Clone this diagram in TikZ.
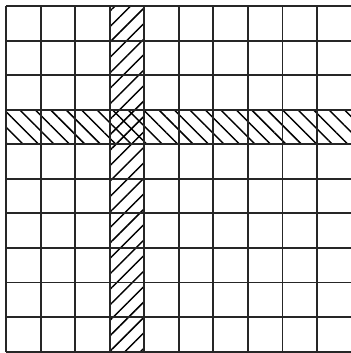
\documentclass[tikz,border=0pt]{standalone}
\usepackage{tikz}
\usetikzlibrary{patterns.meta}

\begin{document}
\begin{tikzpicture}[
        gridline/.style={line width=1.6pt, black!85},
        hatchne/.style={pattern={Lines[angle=45, distance=9pt, line width=1.2pt]}},
        hatchnw/.style={pattern={Lines[angle=-45, distance=9pt, line width=1.2pt]}}
    ]
        \useasboundingbox (-0.173,-0.04) rectangle (9.97,10.173);

        % Hatched column
        \fill[hatchne] (3,0) rectangle (4,10);

        % Hatched row
        \fill[hatchnw] (0,6) rectangle (10,7);

        % Grid
        \foreach \i in {0,...,10} {
            \draw[gridline] (\i,0) -- (\i,10);
            \draw[gridline] (0,\i) -- (10,\i);
        }

    \end{tikzpicture}
\end{document}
====================
### [EXERCISE TASK]
Pictures are excluded; output everything else in the data verbatim.

### [TASK ANSWER]
Clone this diagram in TikZ.
\documentclass[tikz,border=0pt]{standalone}
\usepackage{tikz}
\usetikzlibrary{patterns.meta}

\begin{document}
\begin{tikzpicture}[
        gridline/.style={line width=1.6pt, black!85},
        hatchne/.style={pattern={Lines[angle=45, distance=9pt, line width=1.2pt]}},
        hatchnw/.style={pattern={Lines[angle=-45, distance=9pt, line width=1.2pt]}}
    ]
        \useasboundingbox (-0.173,-0.04) rectangle (9.97,10.173);

        % Hatched column
        \fill[hatchne] (3,0) rectangle (4,10);

        % Hatched row
        \fill[hatchnw] (0,6) rectangle (10,7);

        % Grid
        \foreach \i in {0,...,10} {
            \draw[gridline] (\i,0) -- (\i,10);
            \draw[gridline] (0,\i) -- (10,\i);
        }

    \end{tikzpicture}
\end{document}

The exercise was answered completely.